Hint: As we are given $\overrightarrow a ,{\text{ }}\overrightarrow b ,{\text{ }}\overrightarrow c $ are mutually perpendicular, so , if the two vectors are perpendicular, then, $\overrightarrow c .\overrightarrow b = 0{\text{ and }}\overrightarrow a. \overrightarrow c = 0$. Both dot products will be zero.
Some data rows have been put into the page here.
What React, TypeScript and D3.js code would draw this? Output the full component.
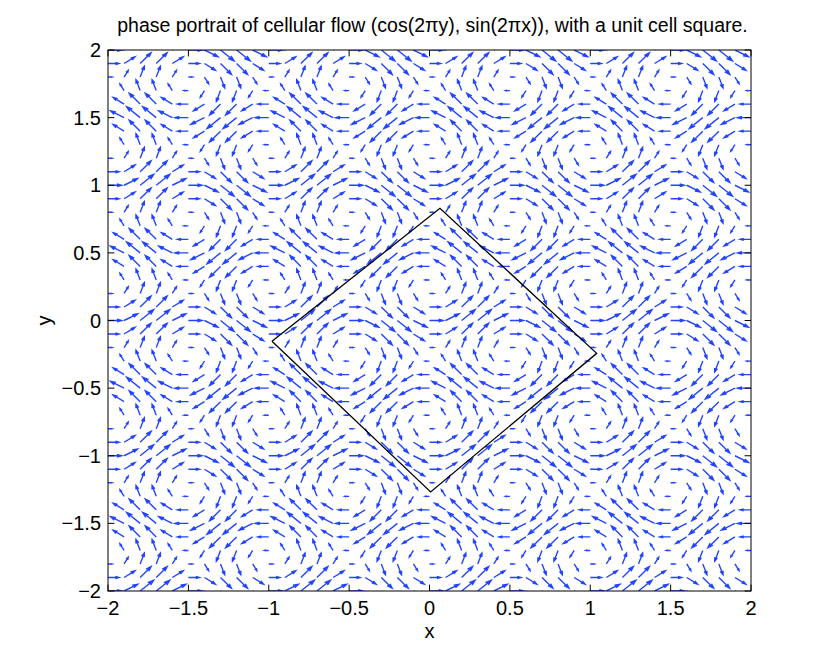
import React, { useRef, useEffect } from 'react';
import * as d3 from 'd3';

// grid points of the quiver (both directions), step 0.1
const gridValues = [
  -2, -1.9, -1.8, -1.7, -1.6, -1.5, -1.4, -1.3, -1.2, -1.1,
  -1, -0.9, -0.8, -0.7, -0.6, -0.5, -0.4, -0.3, -0.2, -0.1,
  0, 0.1, 0.2, 0.3, 0.4, 0.5, 0.6, 0.7, 0.8, 0.9,
  1, 1.1, 1.2, 1.3, 1.4, 1.5, 1.6, 1.7, 1.8, 1.9, 2,
];

// unit cell square corners
const squareX = [-0.98, 0.065, 1.04, 0.007, -0.98];
const squareY = [-0.154, 0.83, -0.243, -1.268, -0.154];

const xTicks = [-2, -1.5, -1, -0.5, 0, 0.5, 1, 1.5, 2];
const yTicks = [-2, -1.5, -1, -0.5, 0, 0.5, 1, 1.5, 2];

const titleText = 'phase portrait of cellular flow (cos(2\u03c0y), sin(2\u03c0x)), with a unit cell square.';

const fmt = (d: number) => String(d).replace('-', '\u2212');

function App() {
  const ref = useRef<SVGSVGElement>(null);

  useEffect(() => {
    const W = 830, H = 664;
    const margin = { left: 108, right: 79, top: 50, bottom: 73 };
    const svg = d3.select(ref.current);
    svg.selectAll('*').remove();

    const x = d3.scaleLinear().domain([-2, 2]).range([margin.left, W - margin.right]);
    const y = d3.scaleLinear().domain([-2, 2]).range([H - margin.bottom, margin.top]);

    svg.append('defs').append('clipPath').attr('id', 'plotclip')
      .append('rect')
      .attr('x', margin.left).attr('y', margin.top)
      .attr('width', W - margin.left - margin.right)
      .attr('height', H - margin.top - margin.bottom);

    // vector field from the title: (cos(2 pi y), sin(2 pi x))
    const field: { x: number; y: number; u: number; v: number }[] = [];
    gridValues.forEach(gx => {
      gridValues.forEach(gy => {
        field.push({ x: gx, y: gy, u: Math.cos(2 * Math.PI * gy), v: Math.sin(2 * Math.PI * gx) });
      });
    });

    // matlab-like autoscale
    const n = gridValues.length;
    const del = 2 * Math.pow(4 / n, 2);
    const maxlen = d3.max(field, d => Math.sqrt((d.u * d.u + d.v * d.v) / del)) || 1;
    const scale = 0.84 / maxlen;
    const alpha = 0.33, beta = 0.33;

    const path = d3.path();
    field.forEach(d => {
      const u = d.u * scale, v = d.v * scale;
      const tx = d.x + u, ty = d.y + v;
      path.moveTo(x(d.x), y(d.y));
      path.lineTo(x(tx), y(ty));
      path.moveTo(x(tx - alpha * (u + beta * v)), y(ty - alpha * (v - beta * u)));
      path.lineTo(x(tx), y(ty));
      path.lineTo(x(tx - alpha * (u - beta * v)), y(ty - alpha * (v + beta * u)));
    });

    const plot = svg.append('g').attr('clip-path', 'url(#plotclip)');
    plot.append('path')
      .attr('d', path.toString())
      .attr('fill', 'none')
      .attr('stroke', '#2244ff')
      .attr('stroke-width', 1.4);

    plot.append('path')
      .datum(squareX.map((sx, i) => [sx, squareY[i]] as [number, number]))
      .attr('d', d3.line<[number, number]>().x(d => x(d[0])).y(d => y(d[1])))
      .attr('fill', 'none')
      .attr('stroke', '#000')
      .attr('stroke-width', 1.3);

    // box + ticks
    const x0 = margin.left, x1 = W - margin.right, y0 = margin.top, y1 = H - margin.bottom;
    svg.append('rect')
      .attr('x', x0).attr('y', y0).attr('width', x1 - x0).attr('height', y1 - y0)
      .attr('fill', 'none').attr('stroke', '#000').attr('stroke-width', 1);
    const tl = 6.4;
    const ticks = svg.append('g').attr('stroke', '#000').attr('stroke-width', 1);
    xTicks.forEach(t => {
      ticks.append('line').attr('x1', x(t)).attr('x2', x(t)).attr('y1', y1).attr('y2', y1 - tl);
      ticks.append('line').attr('x1', x(t)).attr('x2', x(t)).attr('y1', y0).attr('y2', y0 + tl);
    });
    yTicks.forEach(t => {
      ticks.append('line').attr('x1', x0).attr('x2', x0 + tl).attr('y1', y(t)).attr('y2', y(t));
      ticks.append('line').attr('x1', x1).attr('x2', x1 - tl).attr('y1', y(t)).attr('y2', y(t));
    });

    const font = '"Liberation Sans", Arial, sans-serif';
    const fs = '20px';
    svg.append('g').selectAll('text').data(xTicks).enter().append('text')
      .attr('x', d => x(d)).attr('y', y1 + 24)
      .attr('text-anchor', 'middle')
      .style('font-family', font).style('font-size', fs)
      .text(d => fmt(d));
    svg.append('g').selectAll('text').data(yTicks).enter().append('text')
      .attr('x', x0 - 7).attr('y', d => y(d) + 7)
      .attr('text-anchor', 'end')
      .style('font-family', font).style('font-size', fs)
      .text(d => fmt(d));

    svg.append('text')
      .attr('x', (x0 + x1) / 2 + 3).attr('y', 32)
      .attr('text-anchor', 'middle')
      .style('font-family', font).style('font-size', '19.5px')
      .text(titleText);
    svg.append('text')
      .attr('x', (x0 + x1) / 2).attr('y', 638)
      .attr('text-anchor', 'middle')
      .style('font-family', font).style('font-size', fs)
      .text('x');
    svg.append('text')
      .attr('transform', `translate(51,${(y0 + y1) / 2}) rotate(-90)`)
      .attr('text-anchor', 'middle')
      .style('font-family', font).style('font-size', fs)
      .text('y');
  }, []);

  return (
    <svg ref={ref} width={830} height={664}
      style={{ position: 'absolute', left: 0, top: 0, background: '#fff' }} />
  );
}

export default App;
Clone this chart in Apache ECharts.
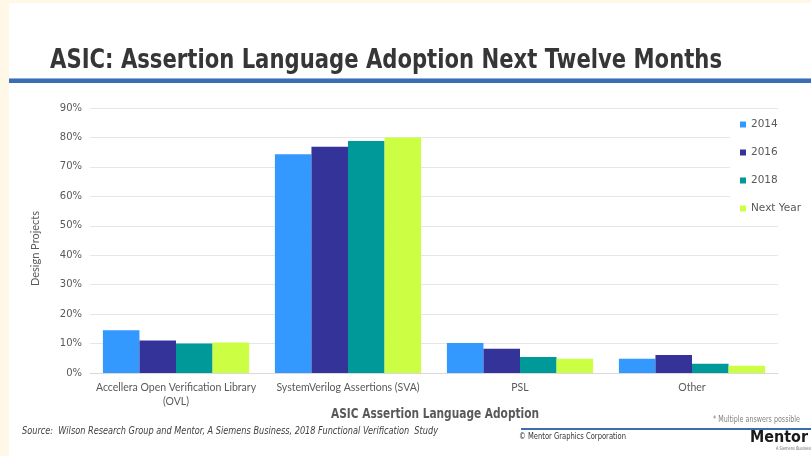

Complete step-by-step answer:
Three vectors are given, $\overrightarrow a ,{\text{ }}\overrightarrow b ,{\text{ }}\overrightarrow c $ and it is said that all three are mutually perpendicular. That means the vectors are perpendicular to each other, that is, $\overrightarrow a \bot \overrightarrow b ,{\text{ }}\overrightarrow b \bot \overrightarrow c ,{\text{ }}\overrightarrow a \bot \overrightarrow c $. $ \bot $ is the sign of perpendicular.
Now we are provided that
$
  \overrightarrow a = i - j + 2k \\
  {\text{ }}\overrightarrow b = 2i + 4j + k \\
  \overrightarrow c = \lambda i + j + \mu k \\
 $
As they are mutually perpendicular, so their dot product is zero.
So, $\overrightarrow c .\overrightarrow b = 0{\text{ and }}\overrightarrow a .\overrightarrow c = 0$.
Now first let's do $\overrightarrow b .\overrightarrow c = 0$
$
  \left( {2i + 4j + k} \right).\left( {\lambda i + j + \mu k} \right) = 0 \\
  2\lambda + 4 + \mu = 0 \\
 $
$2\lambda + \mu = - 4$ (1)
Now upon solving $\overrightarrow a .\overrightarrow c = 0$
$
  \left( {i - j + 2k} \right).\left( {\lambda i + j + \mu k} \right) = 0 \\
  \lambda - 1 + 2\mu = 0 \\
 $
$\lambda + 2\mu = 1$ (2)
Now from equation (1), we get
$\mu = - 2\lambda - 4$
Putting this value in equation (2)
$
  \lambda + 2\left( { - 2\lambda - 4} \right) = 1 \\
  \lambda - 4\lambda - 8 = 1 \\
   - 3\lambda = 9 \\
  \lambda = - 3 \\
  {\text{And}} \\
  \mu = - 2\lambda - 4 \\
   = - 2 \times \left( { - 3} \right) - 4 \\
  \mu = 2 \\
 $
So we get $\left( {\lambda ,\mu } \right) = \left( { - 3,2} \right)$

Hence option D is correct.

Note: We know when $\overrightarrow a {\text{ and }}\overrightarrow b $ are perpendicular, then $\overrightarrow a. \overrightarrow b = 0$. Or when $\overrightarrow a {\text{ and }}\overrightarrow b $ are parallel, then $\overrightarrow a \times \overrightarrow b = 0$. As we know, $\overrightarrow a .\overrightarrow b = ab\cos \theta $ and if they are perpendicular, then the angle between them or $\theta = {90^ \circ }$. So, $ab\cos {90^ \circ } = 0$. Similarly, we know that $\overrightarrow a \times \overrightarrow b = ab\sin \theta $. It is zero when the angle between them is $0$. So they are parallel.